-- begin --

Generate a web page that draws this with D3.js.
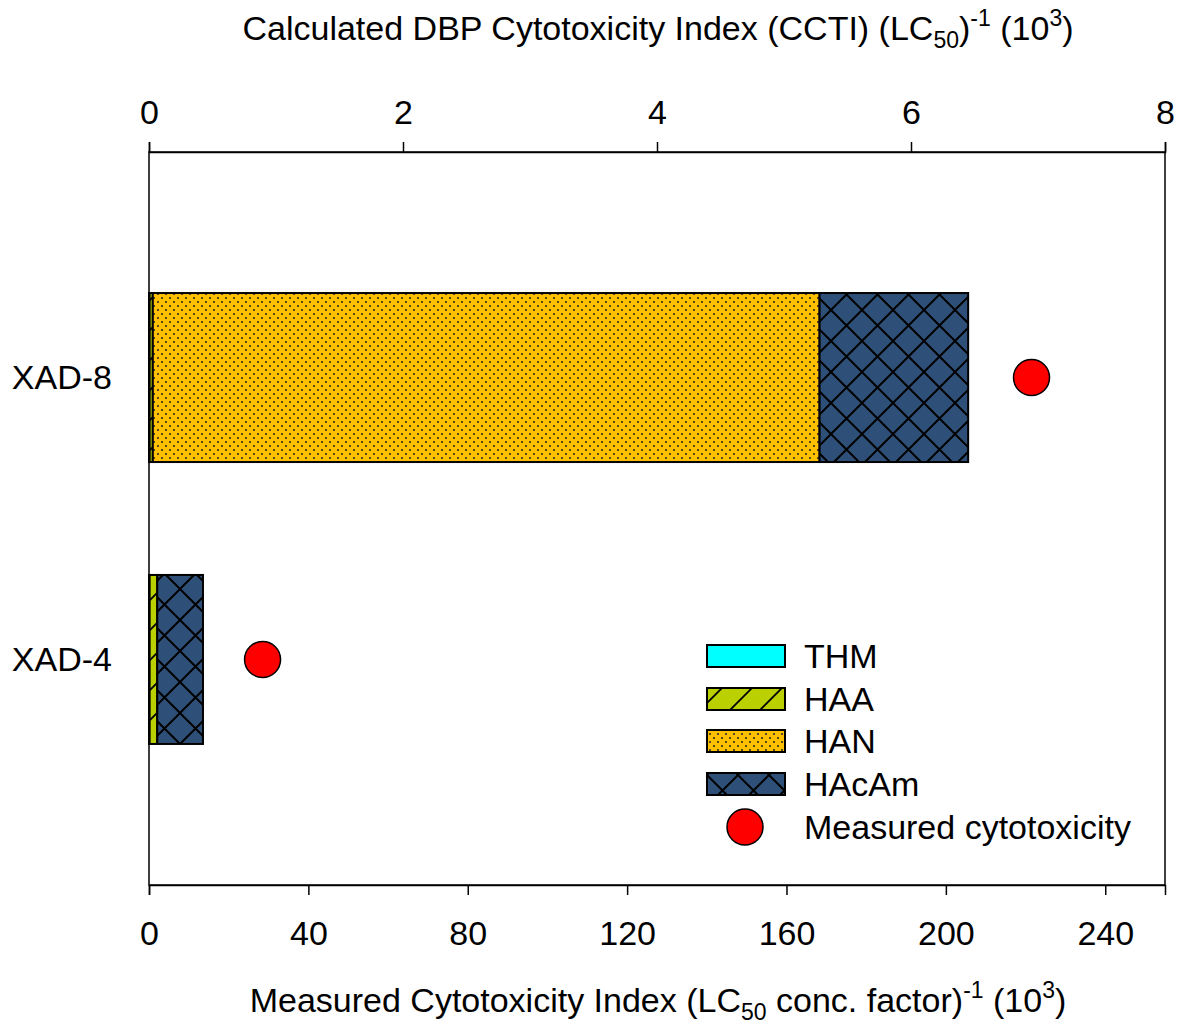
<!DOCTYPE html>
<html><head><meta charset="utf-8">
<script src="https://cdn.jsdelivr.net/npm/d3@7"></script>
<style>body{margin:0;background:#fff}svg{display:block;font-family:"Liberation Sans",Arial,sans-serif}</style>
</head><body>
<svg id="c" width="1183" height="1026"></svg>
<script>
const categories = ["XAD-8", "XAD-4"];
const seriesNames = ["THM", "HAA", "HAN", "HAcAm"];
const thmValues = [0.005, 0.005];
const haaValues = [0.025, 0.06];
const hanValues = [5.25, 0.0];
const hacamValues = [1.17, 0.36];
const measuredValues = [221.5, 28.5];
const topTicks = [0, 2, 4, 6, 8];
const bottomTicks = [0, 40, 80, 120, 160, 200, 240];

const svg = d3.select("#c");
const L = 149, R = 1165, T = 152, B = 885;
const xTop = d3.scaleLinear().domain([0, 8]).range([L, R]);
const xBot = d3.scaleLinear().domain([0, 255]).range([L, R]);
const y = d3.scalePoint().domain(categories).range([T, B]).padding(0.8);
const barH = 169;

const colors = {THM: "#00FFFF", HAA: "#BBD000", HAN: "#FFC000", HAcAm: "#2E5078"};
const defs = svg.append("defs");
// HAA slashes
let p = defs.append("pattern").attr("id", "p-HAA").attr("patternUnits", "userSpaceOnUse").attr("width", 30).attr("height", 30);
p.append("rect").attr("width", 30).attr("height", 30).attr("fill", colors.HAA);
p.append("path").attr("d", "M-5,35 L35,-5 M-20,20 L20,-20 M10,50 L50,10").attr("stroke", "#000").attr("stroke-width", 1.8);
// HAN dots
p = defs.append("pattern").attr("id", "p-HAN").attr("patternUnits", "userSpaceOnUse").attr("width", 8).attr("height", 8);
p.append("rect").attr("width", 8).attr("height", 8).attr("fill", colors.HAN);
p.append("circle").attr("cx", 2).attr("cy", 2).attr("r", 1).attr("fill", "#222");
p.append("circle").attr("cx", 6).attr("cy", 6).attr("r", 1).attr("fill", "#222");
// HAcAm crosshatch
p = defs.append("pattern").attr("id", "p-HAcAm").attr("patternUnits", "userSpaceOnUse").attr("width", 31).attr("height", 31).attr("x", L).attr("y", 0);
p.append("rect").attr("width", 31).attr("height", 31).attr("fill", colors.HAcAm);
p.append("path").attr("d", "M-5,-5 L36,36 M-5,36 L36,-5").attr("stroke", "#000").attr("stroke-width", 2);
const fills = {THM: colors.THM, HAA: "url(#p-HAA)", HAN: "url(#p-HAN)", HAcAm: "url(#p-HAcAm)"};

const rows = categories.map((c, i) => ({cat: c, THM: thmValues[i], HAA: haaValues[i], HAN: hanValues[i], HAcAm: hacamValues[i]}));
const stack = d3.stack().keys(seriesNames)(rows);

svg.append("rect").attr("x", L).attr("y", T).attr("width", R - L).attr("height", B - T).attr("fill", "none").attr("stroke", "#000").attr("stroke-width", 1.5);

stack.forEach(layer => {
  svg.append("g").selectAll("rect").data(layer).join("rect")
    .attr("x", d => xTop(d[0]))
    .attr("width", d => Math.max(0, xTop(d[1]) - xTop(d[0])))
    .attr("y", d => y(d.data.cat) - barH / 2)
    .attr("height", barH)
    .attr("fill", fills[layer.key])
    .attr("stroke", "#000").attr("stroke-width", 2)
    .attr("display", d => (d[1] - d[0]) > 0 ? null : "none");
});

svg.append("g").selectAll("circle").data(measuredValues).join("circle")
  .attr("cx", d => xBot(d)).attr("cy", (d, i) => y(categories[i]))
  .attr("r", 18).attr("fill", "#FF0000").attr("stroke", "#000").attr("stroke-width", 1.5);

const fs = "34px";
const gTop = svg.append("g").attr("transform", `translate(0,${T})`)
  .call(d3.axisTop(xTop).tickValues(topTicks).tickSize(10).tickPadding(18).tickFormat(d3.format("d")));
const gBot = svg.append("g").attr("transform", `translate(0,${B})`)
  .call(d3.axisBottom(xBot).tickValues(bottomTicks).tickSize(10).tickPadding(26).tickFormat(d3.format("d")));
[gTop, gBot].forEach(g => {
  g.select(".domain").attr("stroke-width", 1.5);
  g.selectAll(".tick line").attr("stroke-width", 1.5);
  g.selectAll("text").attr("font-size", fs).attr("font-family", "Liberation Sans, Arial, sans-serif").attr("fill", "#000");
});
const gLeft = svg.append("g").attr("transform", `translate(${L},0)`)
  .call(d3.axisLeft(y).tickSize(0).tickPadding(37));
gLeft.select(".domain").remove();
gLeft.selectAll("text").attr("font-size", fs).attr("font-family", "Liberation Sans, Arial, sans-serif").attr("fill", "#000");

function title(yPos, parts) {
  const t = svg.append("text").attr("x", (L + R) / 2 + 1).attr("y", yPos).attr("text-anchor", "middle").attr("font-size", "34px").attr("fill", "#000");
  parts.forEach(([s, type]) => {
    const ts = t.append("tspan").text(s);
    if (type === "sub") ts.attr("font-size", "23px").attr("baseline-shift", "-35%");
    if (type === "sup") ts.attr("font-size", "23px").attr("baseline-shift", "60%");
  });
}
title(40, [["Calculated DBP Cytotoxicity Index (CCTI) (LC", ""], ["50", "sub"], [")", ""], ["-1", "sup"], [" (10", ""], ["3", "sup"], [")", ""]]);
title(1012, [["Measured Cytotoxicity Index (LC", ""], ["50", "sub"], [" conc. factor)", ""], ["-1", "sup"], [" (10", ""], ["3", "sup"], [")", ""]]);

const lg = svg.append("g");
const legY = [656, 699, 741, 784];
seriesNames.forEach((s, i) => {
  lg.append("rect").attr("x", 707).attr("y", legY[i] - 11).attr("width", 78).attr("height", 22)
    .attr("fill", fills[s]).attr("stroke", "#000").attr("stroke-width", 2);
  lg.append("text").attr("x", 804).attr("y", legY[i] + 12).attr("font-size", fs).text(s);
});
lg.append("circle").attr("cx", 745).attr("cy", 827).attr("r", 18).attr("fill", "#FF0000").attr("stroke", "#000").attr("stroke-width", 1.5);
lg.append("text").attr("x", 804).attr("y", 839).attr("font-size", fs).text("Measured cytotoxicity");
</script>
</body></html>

-- end --

**Exercise directions:**
Return, unchanged, the lines from the first line of the material through the line that holds "const barH = 169;", inclusive, omitting pictures.

**Written solution:**
Generate a web page that draws this with D3.js.
<!DOCTYPE html>
<html><head><meta charset="utf-8">
<script src="https://cdn.jsdelivr.net/npm/d3@7"></script>
<style>body{margin:0;background:#fff}svg{display:block;font-family:"Liberation Sans",Arial,sans-serif}</style>
</head><body>
<svg id="c" width="1183" height="1026"></svg>
<script>
const categories = ["XAD-8", "XAD-4"];
const seriesNames = ["THM", "HAA", "HAN", "HAcAm"];
const thmValues = [0.005, 0.005];
const haaValues = [0.025, 0.06];
const hanValues = [5.25, 0.0];
const hacamValues = [1.17, 0.36];
const measuredValues = [221.5, 28.5];
const topTicks = [0, 2, 4, 6, 8];
const bottomTicks = [0, 40, 80, 120, 160, 200, 240];

const svg = d3.select("#c");
const L = 149, R = 1165, T = 152, B = 885;
const xTop = d3.scaleLinear().domain([0, 8]).range([L, R]);
const xBot = d3.scaleLinear().domain([0, 255]).range([L, R]);
const y = d3.scalePoint().domain(categories).range([T, B]).padding(0.8);
const barH = 169;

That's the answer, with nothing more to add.